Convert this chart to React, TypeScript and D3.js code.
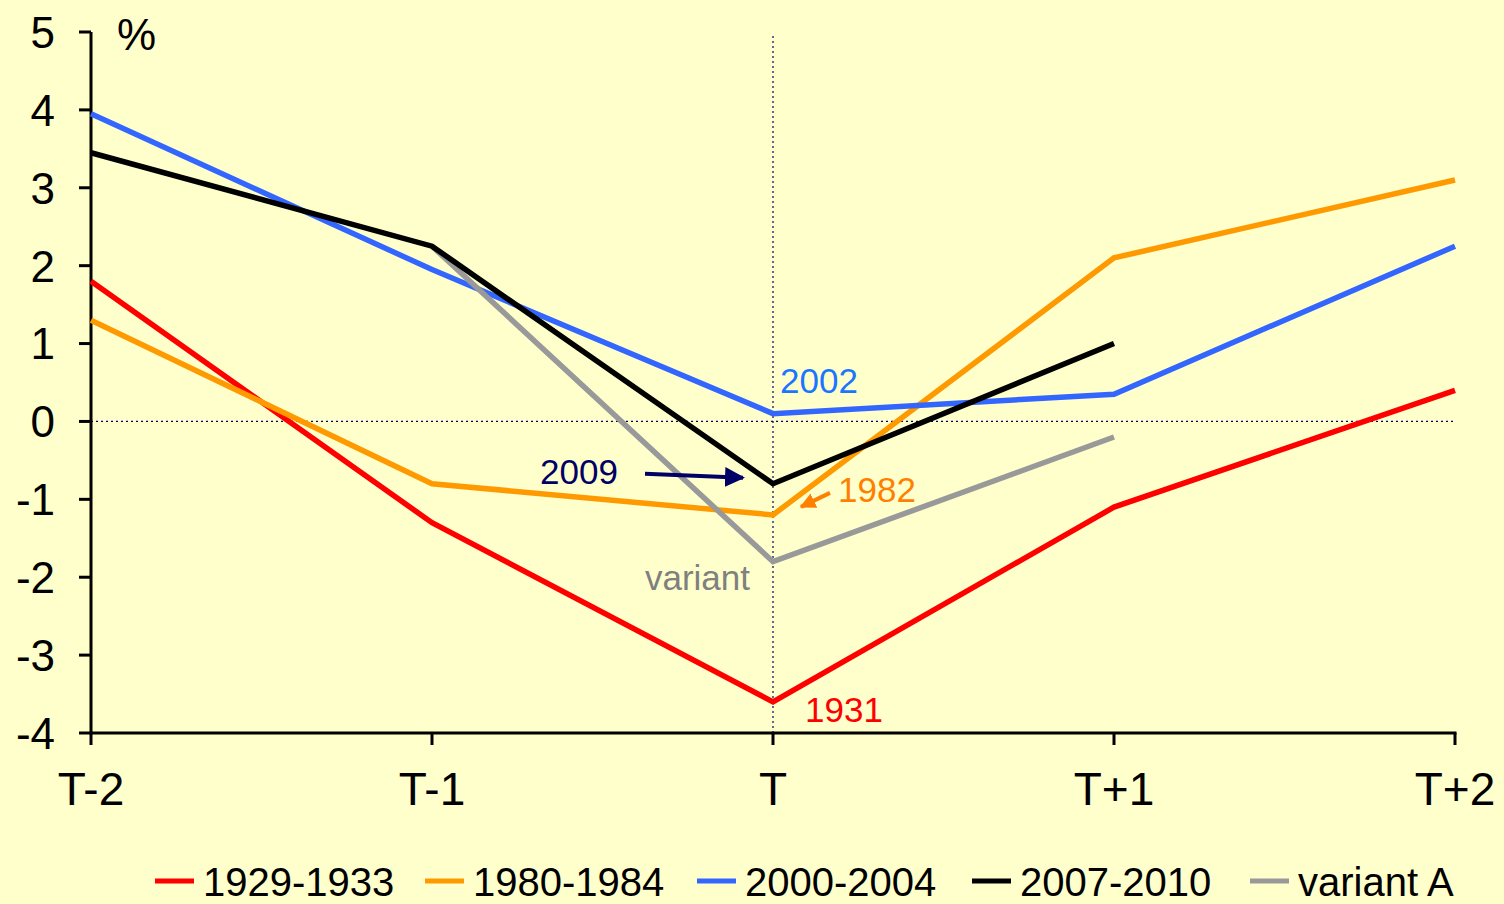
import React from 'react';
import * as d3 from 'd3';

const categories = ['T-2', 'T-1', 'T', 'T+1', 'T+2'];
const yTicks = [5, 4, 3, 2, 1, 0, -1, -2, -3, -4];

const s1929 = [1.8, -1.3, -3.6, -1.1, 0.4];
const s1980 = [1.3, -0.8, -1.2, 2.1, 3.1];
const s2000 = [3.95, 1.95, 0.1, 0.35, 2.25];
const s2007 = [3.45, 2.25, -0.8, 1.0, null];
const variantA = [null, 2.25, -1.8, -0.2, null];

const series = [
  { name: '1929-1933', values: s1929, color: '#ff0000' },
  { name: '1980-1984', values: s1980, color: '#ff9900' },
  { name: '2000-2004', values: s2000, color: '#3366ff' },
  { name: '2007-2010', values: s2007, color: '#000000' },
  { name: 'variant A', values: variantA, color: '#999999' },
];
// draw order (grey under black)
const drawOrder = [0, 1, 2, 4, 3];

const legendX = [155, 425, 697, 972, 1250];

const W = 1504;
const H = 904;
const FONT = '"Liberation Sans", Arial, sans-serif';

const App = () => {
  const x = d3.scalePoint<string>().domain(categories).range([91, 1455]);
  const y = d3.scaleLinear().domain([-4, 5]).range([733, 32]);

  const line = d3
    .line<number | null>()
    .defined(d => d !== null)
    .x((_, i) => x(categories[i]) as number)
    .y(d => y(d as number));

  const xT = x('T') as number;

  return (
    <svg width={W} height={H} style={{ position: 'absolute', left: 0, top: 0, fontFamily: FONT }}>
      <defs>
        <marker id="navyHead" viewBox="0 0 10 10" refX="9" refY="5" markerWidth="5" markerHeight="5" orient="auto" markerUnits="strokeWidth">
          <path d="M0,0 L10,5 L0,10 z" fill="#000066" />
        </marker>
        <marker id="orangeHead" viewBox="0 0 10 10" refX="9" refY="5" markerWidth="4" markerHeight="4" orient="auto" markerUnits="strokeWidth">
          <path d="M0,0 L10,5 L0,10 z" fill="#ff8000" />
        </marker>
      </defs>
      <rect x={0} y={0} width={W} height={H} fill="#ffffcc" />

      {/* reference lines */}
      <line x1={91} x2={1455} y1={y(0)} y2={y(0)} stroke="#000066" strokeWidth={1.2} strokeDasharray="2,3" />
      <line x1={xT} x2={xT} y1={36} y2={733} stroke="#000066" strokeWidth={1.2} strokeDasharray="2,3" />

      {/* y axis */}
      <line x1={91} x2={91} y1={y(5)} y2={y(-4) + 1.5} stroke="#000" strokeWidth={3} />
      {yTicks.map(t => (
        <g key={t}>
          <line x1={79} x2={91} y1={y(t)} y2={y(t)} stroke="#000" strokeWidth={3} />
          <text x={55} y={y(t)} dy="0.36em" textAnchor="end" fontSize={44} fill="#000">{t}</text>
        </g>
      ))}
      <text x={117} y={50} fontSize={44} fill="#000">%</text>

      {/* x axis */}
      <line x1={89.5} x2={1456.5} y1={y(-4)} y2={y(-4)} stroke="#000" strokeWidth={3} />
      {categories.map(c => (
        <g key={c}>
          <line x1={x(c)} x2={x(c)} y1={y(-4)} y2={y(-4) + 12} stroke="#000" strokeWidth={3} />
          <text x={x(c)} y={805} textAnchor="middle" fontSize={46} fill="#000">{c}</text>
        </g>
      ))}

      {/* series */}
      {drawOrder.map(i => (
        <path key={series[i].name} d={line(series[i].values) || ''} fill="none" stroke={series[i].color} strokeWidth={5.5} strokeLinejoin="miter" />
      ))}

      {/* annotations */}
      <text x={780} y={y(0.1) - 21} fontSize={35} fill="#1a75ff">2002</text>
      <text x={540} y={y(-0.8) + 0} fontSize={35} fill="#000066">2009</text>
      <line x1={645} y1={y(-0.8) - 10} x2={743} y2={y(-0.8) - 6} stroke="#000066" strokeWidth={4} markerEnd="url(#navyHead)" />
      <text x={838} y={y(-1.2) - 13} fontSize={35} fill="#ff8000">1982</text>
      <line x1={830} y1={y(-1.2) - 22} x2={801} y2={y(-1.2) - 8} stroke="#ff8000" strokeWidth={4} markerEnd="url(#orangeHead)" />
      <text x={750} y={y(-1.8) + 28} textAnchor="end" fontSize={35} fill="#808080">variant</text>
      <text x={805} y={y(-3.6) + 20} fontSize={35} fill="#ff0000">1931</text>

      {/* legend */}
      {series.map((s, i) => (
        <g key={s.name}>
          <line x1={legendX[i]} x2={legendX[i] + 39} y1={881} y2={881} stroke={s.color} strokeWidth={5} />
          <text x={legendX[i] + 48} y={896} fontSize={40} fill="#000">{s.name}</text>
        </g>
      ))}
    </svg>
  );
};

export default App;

* * *

— Work to complete —
Only the lines from the start of the material through the line containing "const variantA = [null, 2.25, -1.8, -0.2, null];" should be transcribed. Pictures stay out.

— Exercise output —
Convert this chart to React, TypeScript and D3.js code.
import React from 'react';
import * as d3 from 'd3';

const categories = ['T-2', 'T-1', 'T', 'T+1', 'T+2'];
const yTicks = [5, 4, 3, 2, 1, 0, -1, -2, -3, -4];

const s1929 = [1.8, -1.3, -3.6, -1.1, 0.4];
const s1980 = [1.3, -0.8, -1.2, 2.1, 3.1];
const s2000 = [3.95, 1.95, 0.1, 0.35, 2.25];
const s2007 = [3.45, 2.25, -0.8, 1.0, null];
const variantA = [null, 2.25, -1.8, -0.2, null];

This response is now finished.